I haven’t had much time to blog lately, but the rest of you sure have! My reader is chuck full again! Here are some of the links that have caught my eye over the last several weeks.
Past Horizons reports that Charles Darwin has been cleared of delaying and altering his work after receiving information from Alfred Russel Wallace.
The History of Vaccines blog brings us a collection of correspondence and handouts of the Anti-Vaccination Society of America from around the turn of the 20th century.
Lindsey Fitzharris of The Chirurgeon’s Apprentice brings us the anatomists much disparaged partners the body snatchers, writes about the autopsy 18th century suicide of Mary Hunt, and on methods to prevent premature burial.
Katy Myers of Bones Don’t Lie writes about scurvy during the Great Irish Potato famine.
Body Horrors writes about the possible antimicrobial function of kohl eyeliners from ancient Egypt.
Wonders & Marvels writes about the imaginary anatomy in Leonardo da Vinci’s drawings.
Small Things Considered writes about a new method of combating and reforming resistant bacteria and has an intriguing post on the dynamics of a bacterial swarm moving across agar producing characteristic colony morphology.
Tara Smith of Aetiology writes about the mysterious new ‘nodding disease’ among children in Africa’ and the antibiotic laden yummy sounding ‘feather meal’ some livestock are receiving. Antibiotics in feathers makes me wonder about antibiotic allergies in people who use feather pillows.
Vincent Racaniello of the Virology Blog has been keeping us up to date on the latest H5N1 research here and here. He also writes about the experimental use of polio virus receptor to detect the virus in water samples.

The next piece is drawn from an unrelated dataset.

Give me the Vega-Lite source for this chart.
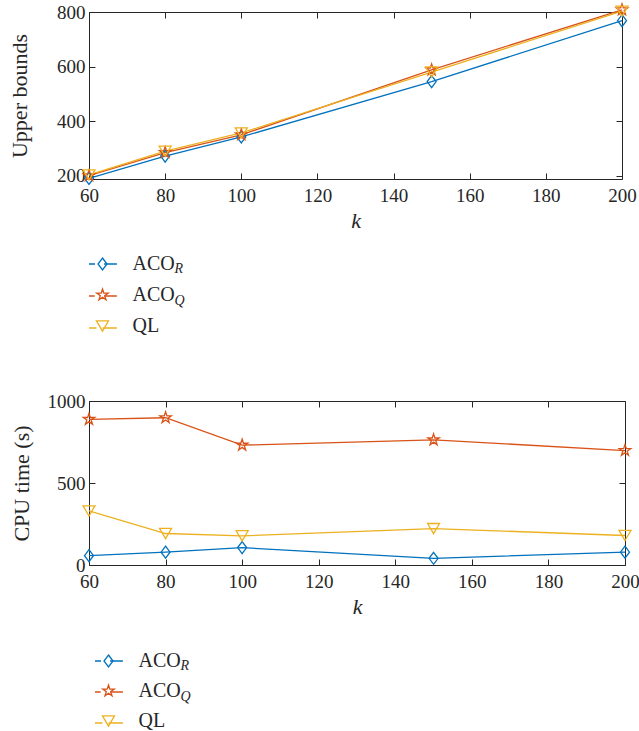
{
  "$schema": "https://vega.github.io/schema/vega-lite/v6.json",
  "padding": {"left": 8, "top": 1, "right": 15, "bottom": 5},
  "spacing": 52,
  "datasets": {
    "upper": [
      {"series": "ACO_R", "sub": "R", "k": 60, "value": 190},
      {"series": "ACO_R", "sub": "R", "k": 80, "value": 272},
      {"series": "ACO_R", "sub": "R", "k": 100, "value": 342},
      {"series": "ACO_R", "sub": "R", "k": 150, "value": 545},
      {"series": "ACO_R", "sub": "R", "k": 200, "value": 768},
      {"series": "ACO_Q", "sub": "Q", "k": 60, "value": 200},
      {"series": "ACO_Q", "sub": "Q", "k": 80, "value": 285},
      {"series": "ACO_Q", "sub": "Q", "k": 100, "value": 350},
      {"series": "ACO_Q", "sub": "Q", "k": 150, "value": 588},
      {"series": "ACO_Q", "sub": "Q", "k": 200, "value": 808},
      {"series": "QL", "sub": "", "k": 60, "value": 203},
      {"series": "QL", "sub": "", "k": 80, "value": 290},
      {"series": "QL", "sub": "", "k": 100, "value": 357},
      {"series": "QL", "sub": "", "k": 150, "value": 580},
      {"series": "QL", "sub": "", "k": 200, "value": 803}
    ],
    "cpu": [
      {"series": "ACO_R", "sub": "R", "k": 60, "value": 57},
      {"series": "ACO_R", "sub": "R", "k": 80, "value": 78},
      {"series": "ACO_R", "sub": "R", "k": 100, "value": 106},
      {"series": "ACO_R", "sub": "R", "k": 150, "value": 41},
      {"series": "ACO_R", "sub": "R", "k": 200, "value": 78},
      {"series": "ACO_Q", "sub": "Q", "k": 60, "value": 888},
      {"series": "ACO_Q", "sub": "Q", "k": 80, "value": 898},
      {"series": "ACO_Q", "sub": "Q", "k": 100, "value": 731},
      {"series": "ACO_Q", "sub": "Q", "k": 150, "value": 763},
      {"series": "ACO_Q", "sub": "Q", "k": 200, "value": 698},
      {"series": "QL", "sub": "", "k": 60, "value": 330},
      {"series": "QL", "sub": "", "k": 80, "value": 192},
      {"series": "QL", "sub": "", "k": 100, "value": 178},
      {"series": "QL", "sub": "", "k": 150, "value": 222},
      {"series": "QL", "sub": "", "k": 200, "value": 180}
    ]
  },
  "resolve": {"scale": {"color": "independent", "shape": "independent", "size": "independent"}},
  "vconcat": [
    {
      "width": 533,
      "height": 167,
      "data": {"name": "upper"},
      "layer": [
        {
          "mark": {"type": "line", "strokeWidth": 1.3},
          "encoding": {
            "x": {"field": "k", "type": "quantitative", "scale": {"domain": [60, 200], "nice": false, "zero": false},
                  "axis": {"orient": "bottom", "values": [60, 80, 100, 120, 140, 160, 180, 200], "title": "k", "titleFontStyle": "italic", "labelPadding": 13, "titlePadding": 5}},
            "y": {"field": "value", "type": "quantitative", "scale": {"domain": [188, 800], "nice": false, "zero": false},
                  "axis": {"orient": "left", "values": [200, 400, 600, 800], "format": "d", "title": "Upper bounds", "titlePadding": 25, "labelPadding": 10}},
            "color": {"field": "series", "type": "nominal", "scale": {"domain": ["ACO_R", "ACO_Q", "QL"], "range": ["#0072BD", "#D95319", "#EDB120"]},
                      "legend": {"orient": "none", "legendX": 0, "legendY": 241, "title": null, "padding": 0, "clipHeight": 22, "rowPadding": 9, "symbolSize": 144, "symbolStrokeWidth": 1.3, "symbolOffset": 3.5, "labelOffset": 20, "labelFontSize": 20, "labelFont": "Liberation Serif", "labelColor": "#262626", "labelExpr": "datum.value === 'QL' ? 'QL' : 'ACO'",
                                 "encoding": {"symbols": {"fill": {"value": "transparent"}, "opacity": {"value": 1}}}}}
          }
        },
        {
          "mark": {"type": "point", "filled": false, "strokeWidth": 1.3, "opacity": 1},
          "encoding": {
            "x": {"field": "k", "type": "quantitative", "scale": {"domain": [60, 200], "nice": false, "zero": false},
                  "axis": {"orient": "top", "values": [60, 80, 100, 120, 140, 160, 180, 200], "labels": false, "title": null}},
            "y": {"field": "value", "type": "quantitative", "scale": {"domain": [188, 800], "nice": false, "zero": false},
                  "axis": {"orient": "right", "values": [200, 400, 600, 800], "labels": false, "title": null}},
            "color": {"field": "series", "type": "nominal", "scale": {"domain": ["ACO_R", "ACO_Q", "QL"], "range": ["#0072BD", "#D95319", "#EDB120"]},
                      "legend": {"orient": "none", "legendX": 0, "legendY": 241, "title": null, "padding": 0, "clipHeight": 22, "rowPadding": 9, "symbolSize": 144, "symbolStrokeWidth": 1.3, "symbolOffset": 3.5, "labelOffset": 20, "labelFontSize": 20, "labelFont": "Liberation Serif", "labelColor": "#262626", "labelExpr": "datum.value === 'QL' ? 'QL' : 'ACO'",
                                 "encoding": {"symbols": {"fill": {"value": "transparent"}, "opacity": {"value": 1}}}}},
            "shape": {"field": "series", "type": "nominal", "scale": {"domain": ["ACO_R", "ACO_Q", "QL"], "range": ["M0,-1L0.75,0L0,1L-0.75,0Z", "M0,-1L0.225,-0.309L0.951,-0.309L0.363,0.118L0.588,0.809L0,0.382L-0.588,0.809L-0.363,0.118L-0.951,-0.309L-0.225,-0.309Z", "M-1,-0.85H1L0,0.85Z"]}, "legend": null},
            "size": {"field": "sub", "type": "nominal", "scale": {"domain": ["R", "Q", ""], "range": [144, 144]},
                     "legend": {"orient": "none", "legendX": 0, "legendY": 241, "title": null, "padding": 0, "clipHeight": 22, "rowPadding": 9, "symbolOffset": 3.5, "symbolStrokeWidth": 1.3, "labelOffset": 68, "labelFontSize": 14, "labelFontStyle": "italic", "labelFont": "Liberation Serif", "labelColor": "#262626",
                                "encoding": {"labels": {"dy": {"value": 5}},
                                             "symbols": {"shape": {"value": {"expr": "datum.value === 'R' ? 'M-2.9,0H-0.75M0.75,0H2.9' : datum.value === 'Q' ? 'M-2.9,0H-0.8M0.8,0H2.9' : 'M-2.9,0H-0.5M0.5,0H2.9'"}},
                                                         "stroke": {"value": {"expr": "datum.value === 'R' ? '#0072BD' : datum.value === 'Q' ? '#D95319' : '#EDB120'"}},
                                                         "fill": {"value": "transparent"}, "opacity": {"value": 1}, "strokeWidth": {"value": 1.3}}}}}
          }
        }
      ],
      "resolve": {"axis": {"x": "independent", "y": "independent"}}
    },
    {
      "width": 536,
      "height": 164,
      "data": {"name": "cpu"},
      "layer": [
        {
          "mark": {"type": "line", "strokeWidth": 1.3},
          "encoding": {
            "x": {"field": "k", "type": "quantitative", "scale": {"domain": [60, 200], "nice": false, "zero": false},
                  "axis": {"orient": "bottom", "values": [60, 80, 100, 120, 140, 160, 180, 200], "title": "k", "titleFontStyle": "italic", "labelPadding": 13, "titlePadding": 5}},
            "y": {"field": "value", "type": "quantitative", "scale": {"domain": [0, 1000], "nice": false, "zero": false},
                  "axis": {"orient": "left", "values": [0, 500, 1000], "format": "d", "title": "CPU time (s)", "titlePadding": 14, "labelPadding": 10}},
            "color": {"field": "series", "type": "nominal", "scale": {"domain": ["ACO_R", "ACO_Q", "QL"], "range": ["#0072BD", "#D95319", "#EDB120"]},
                      "legend": {"orient": "none", "legendX": 6, "legendY": 249, "title": null, "padding": 0, "clipHeight": 22, "rowPadding": 8, "symbolSize": 144, "symbolStrokeWidth": 1.3, "symbolOffset": 3.5, "labelOffset": 20, "labelFontSize": 20, "labelFont": "Liberation Serif", "labelColor": "#262626", "labelExpr": "datum.value === 'QL' ? 'QL' : 'ACO'",
                                 "encoding": {"symbols": {"fill": {"value": "transparent"}, "opacity": {"value": 1}}}}}
          }
        },
        {
          "mark": {"type": "point", "filled": false, "strokeWidth": 1.3, "opacity": 1},
          "encoding": {
            "x": {"field": "k", "type": "quantitative", "scale": {"domain": [60, 200], "nice": false, "zero": false},
                  "axis": {"orient": "top", "values": [60, 80, 100, 120, 140, 160, 180, 200], "labels": false, "title": null}},
            "y": {"field": "value", "type": "quantitative", "scale": {"domain": [0, 1000], "nice": false, "zero": false},
                  "axis": {"orient": "right", "values": [0, 500, 1000], "labels": false, "title": null}},
            "color": {"field": "series", "type": "nominal", "scale": {"domain": ["ACO_R", "ACO_Q", "QL"], "range": ["#0072BD", "#D95319", "#EDB120"]},
                      "legend": {"orient": "none", "legendX": 6, "legendY": 249, "title": null, "padding": 0, "clipHeight": 22, "rowPadding": 8, "symbolSize": 144, "symbolStrokeWidth": 1.3, "symbolOffset": 3.5, "labelOffset": 20, "labelFontSize": 20, "labelFont": "Liberation Serif", "labelColor": "#262626", "labelExpr": "datum.value === 'QL' ? 'QL' : 'ACO'",
                                 "encoding": {"symbols": {"fill": {"value": "transparent"}, "opacity": {"value": 1}}}}},
            "shape": {"field": "series", "type": "nominal", "scale": {"domain": ["ACO_R", "ACO_Q", "QL"], "range": ["M0,-1L0.75,0L0,1L-0.75,0Z", "M0,-1L0.225,-0.309L0.951,-0.309L0.363,0.118L0.588,0.809L0,0.382L-0.588,0.809L-0.363,0.118L-0.951,-0.309L-0.225,-0.309Z", "M-1,-0.85H1L0,0.85Z"]}, "legend": null},
            "size": {"field": "sub", "type": "nominal", "scale": {"domain": ["R", "Q", ""], "range": [144, 144]},
                     "legend": {"orient": "none", "legendX": 6, "legendY": 249, "title": null, "padding": 0, "clipHeight": 22, "rowPadding": 8, "symbolOffset": 3.5, "symbolStrokeWidth": 1.3, "labelOffset": 68, "labelFontSize": 14, "labelFontStyle": "italic", "labelFont": "Liberation Serif", "labelColor": "#262626",
                                "encoding": {"labels": {"dy": {"value": 5}},
                                             "symbols": {"shape": {"value": {"expr": "datum.value === 'R' ? 'M-2.9,0H-0.75M0.75,0H2.9' : datum.value === 'Q' ? 'M-2.9,0H-0.8M0.8,0H2.9' : 'M-2.9,0H-0.5M0.5,0H2.9'"}},
                                                         "stroke": {"value": {"expr": "datum.value === 'R' ? '#0072BD' : datum.value === 'Q' ? '#D95319' : '#EDB120'"}},
                                                         "fill": {"value": "transparent"}, "opacity": {"value": 1}, "strokeWidth": {"value": 1.3}}}}}
          }
        }
      ],
      "resolve": {"axis": {"x": "independent", "y": "independent"}}
    }
  ],
  "config": {
    "view": {"stroke": null},
    "font": "Liberation Serif",
    "axis": {"labelFont": "Liberation Serif", "titleFont": "Liberation Serif", "labelFontSize": 19, "titleFontSize": 22, "titleFontWeight": "normal", "labelColor": "#262626", "titleColor": "#262626", "domainColor": "#262626", "tickColor": "#262626", "grid": false, "tickSize": -6, "domainWidth": 1, "tickWidth": 1, "labelFlush": false, "labelOverlap": false}
  }
}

Connar Bamford of The Rule of 6ix is keeping us updated with changes to mumps vaccination in Europe, on virally induced gooey raining caterpillars in European trees, and on respiratory syncytial virus research.
Here at Contagions, I’ve been interested in transmission dynamics lately. I have recent posts up on the dynamics of super-spreading and the transmission of primary pneumonic plague in the US over the last century.